SMOKE+MIRRORS N.A.TOUR: BORDER CROSSING
The first show of the North American Tour was in Portland, Oregon. I was so excited to go there, not only because I love the city but also because I have a couple friends who live there and connecting with people that have moved away is one of the main perks of this lifestyle. River and I were able to walk around an adorable Portland-ic neighborhood on a drizzly day and then we had dinner that night with my dancer friend Nadia before the show. Perfect way to start the trip.
We slept on the bus that night as we made our way to Canada and woke up the next morning parked at the border crossing. This was my first time doing one of these crossings with a baby. I soon learned that these can be really stressful when you have kids because they are often in the middle of the night and you never know if they are going to make you wake the kids up so they can search the bus. Luckily, this one was at a decent hour. It was beautiful out so we all piled out of the buses to play catch and goof around in our pj's while everything was taken care of.
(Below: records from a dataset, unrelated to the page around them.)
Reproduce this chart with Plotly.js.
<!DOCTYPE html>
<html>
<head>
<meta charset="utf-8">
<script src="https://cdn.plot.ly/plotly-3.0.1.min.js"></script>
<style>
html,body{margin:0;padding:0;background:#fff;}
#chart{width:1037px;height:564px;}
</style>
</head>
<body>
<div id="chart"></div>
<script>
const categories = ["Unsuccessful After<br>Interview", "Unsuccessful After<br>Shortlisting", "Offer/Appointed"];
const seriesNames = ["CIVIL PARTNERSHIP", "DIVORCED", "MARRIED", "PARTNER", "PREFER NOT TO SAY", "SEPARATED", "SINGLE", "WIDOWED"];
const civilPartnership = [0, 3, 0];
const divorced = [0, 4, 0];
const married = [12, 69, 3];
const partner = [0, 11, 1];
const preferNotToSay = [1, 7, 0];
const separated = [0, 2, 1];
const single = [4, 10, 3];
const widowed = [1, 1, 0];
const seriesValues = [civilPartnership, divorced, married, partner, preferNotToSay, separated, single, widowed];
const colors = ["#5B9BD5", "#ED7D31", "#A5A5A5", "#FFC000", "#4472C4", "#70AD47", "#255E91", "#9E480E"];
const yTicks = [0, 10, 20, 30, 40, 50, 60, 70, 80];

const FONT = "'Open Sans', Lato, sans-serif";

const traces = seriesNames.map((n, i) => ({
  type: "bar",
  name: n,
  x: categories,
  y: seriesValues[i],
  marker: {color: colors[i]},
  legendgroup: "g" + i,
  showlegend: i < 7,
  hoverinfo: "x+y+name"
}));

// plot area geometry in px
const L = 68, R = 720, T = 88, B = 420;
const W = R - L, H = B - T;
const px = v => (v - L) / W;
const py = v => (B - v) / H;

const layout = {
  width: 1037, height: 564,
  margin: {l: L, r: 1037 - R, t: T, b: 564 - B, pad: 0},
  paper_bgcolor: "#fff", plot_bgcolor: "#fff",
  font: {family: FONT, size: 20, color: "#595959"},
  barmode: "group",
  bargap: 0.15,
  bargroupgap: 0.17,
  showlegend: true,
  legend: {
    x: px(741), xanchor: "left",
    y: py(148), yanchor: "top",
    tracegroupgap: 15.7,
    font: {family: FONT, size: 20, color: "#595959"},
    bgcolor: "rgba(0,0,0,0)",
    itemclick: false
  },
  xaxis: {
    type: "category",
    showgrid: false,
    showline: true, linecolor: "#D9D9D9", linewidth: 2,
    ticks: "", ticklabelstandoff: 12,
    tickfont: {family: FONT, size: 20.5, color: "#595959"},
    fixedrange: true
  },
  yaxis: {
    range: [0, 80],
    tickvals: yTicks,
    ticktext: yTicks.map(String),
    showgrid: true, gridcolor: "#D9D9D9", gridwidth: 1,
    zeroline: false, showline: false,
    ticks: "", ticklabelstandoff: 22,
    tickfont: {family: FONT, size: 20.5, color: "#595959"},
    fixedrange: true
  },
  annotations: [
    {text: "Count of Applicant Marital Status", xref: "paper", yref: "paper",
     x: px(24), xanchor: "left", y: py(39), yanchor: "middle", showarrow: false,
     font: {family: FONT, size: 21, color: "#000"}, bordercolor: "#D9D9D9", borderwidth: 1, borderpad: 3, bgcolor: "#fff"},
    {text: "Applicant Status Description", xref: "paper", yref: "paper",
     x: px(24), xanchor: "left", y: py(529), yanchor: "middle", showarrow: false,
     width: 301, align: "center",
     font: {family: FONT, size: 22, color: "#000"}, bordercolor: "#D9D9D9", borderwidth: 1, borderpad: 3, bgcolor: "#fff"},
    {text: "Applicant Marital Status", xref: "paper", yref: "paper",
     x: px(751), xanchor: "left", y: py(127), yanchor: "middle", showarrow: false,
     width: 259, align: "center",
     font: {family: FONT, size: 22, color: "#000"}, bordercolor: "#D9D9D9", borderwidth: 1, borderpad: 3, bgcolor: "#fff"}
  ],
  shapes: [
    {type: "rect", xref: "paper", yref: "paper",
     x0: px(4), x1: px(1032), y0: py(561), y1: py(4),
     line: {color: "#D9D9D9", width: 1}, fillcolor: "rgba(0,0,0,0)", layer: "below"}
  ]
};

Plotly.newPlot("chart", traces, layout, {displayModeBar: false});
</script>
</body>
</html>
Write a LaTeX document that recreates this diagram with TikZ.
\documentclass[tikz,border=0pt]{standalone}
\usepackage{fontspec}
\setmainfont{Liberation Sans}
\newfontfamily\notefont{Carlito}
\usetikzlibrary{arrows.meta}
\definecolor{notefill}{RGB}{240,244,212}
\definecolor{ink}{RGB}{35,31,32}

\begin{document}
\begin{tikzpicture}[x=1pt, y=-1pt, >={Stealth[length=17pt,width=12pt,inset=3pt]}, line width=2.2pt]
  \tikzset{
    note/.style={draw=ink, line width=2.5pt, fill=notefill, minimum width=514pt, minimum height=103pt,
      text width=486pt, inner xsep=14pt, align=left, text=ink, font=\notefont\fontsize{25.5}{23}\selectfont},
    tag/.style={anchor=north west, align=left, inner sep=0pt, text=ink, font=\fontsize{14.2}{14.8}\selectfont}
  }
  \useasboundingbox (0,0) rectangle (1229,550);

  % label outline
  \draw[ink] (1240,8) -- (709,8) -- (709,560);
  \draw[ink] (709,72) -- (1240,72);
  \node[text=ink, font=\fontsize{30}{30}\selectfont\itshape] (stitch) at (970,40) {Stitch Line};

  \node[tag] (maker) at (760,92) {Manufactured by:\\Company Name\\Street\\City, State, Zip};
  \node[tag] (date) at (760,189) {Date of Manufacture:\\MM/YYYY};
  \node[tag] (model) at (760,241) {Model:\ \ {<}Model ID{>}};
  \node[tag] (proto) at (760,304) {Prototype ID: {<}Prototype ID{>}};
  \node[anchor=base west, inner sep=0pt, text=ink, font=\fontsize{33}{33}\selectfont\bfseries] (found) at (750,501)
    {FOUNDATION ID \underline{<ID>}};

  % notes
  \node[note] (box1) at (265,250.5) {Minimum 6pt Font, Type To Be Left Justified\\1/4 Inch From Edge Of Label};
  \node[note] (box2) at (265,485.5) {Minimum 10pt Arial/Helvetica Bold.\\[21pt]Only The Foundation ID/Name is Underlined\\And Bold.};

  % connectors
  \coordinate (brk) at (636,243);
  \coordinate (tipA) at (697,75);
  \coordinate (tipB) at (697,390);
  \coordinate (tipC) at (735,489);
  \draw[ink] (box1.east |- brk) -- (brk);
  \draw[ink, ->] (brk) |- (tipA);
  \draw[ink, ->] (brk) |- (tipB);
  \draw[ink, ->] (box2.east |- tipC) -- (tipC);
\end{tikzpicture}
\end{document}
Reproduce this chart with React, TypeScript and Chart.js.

It's funny to see these pictures from the beginning of tour because I can remember how everyone started with so much zest and verve. As the traveling continues and the frequency of an acceptable showers decreases, it is difficult to remain as bright and positive but we all do the best we can. Tour is kind of like a tame version of the Joseph Conrad novel, "Heart of Darkness," the more the characters travel up the Congo River, the more they lose themselves (if my memory serves me right, I haven't read it in a decade). When you are touring these arenas and waking up on a bus underground almost everyday (some of those days you don't see the sun at all), it can be difficult to keep your wits about you (and maintain your sun-kissed glow). We all do what we have to do to stay sane and for the guys, I'm sure the biggest part of that is doing what they love every night: performing, for me it is getting outside and trying to take in what each city can offer me, even if on some days, I only have a few minutes to play a game of catch in the middle of nowhere at a border crossing.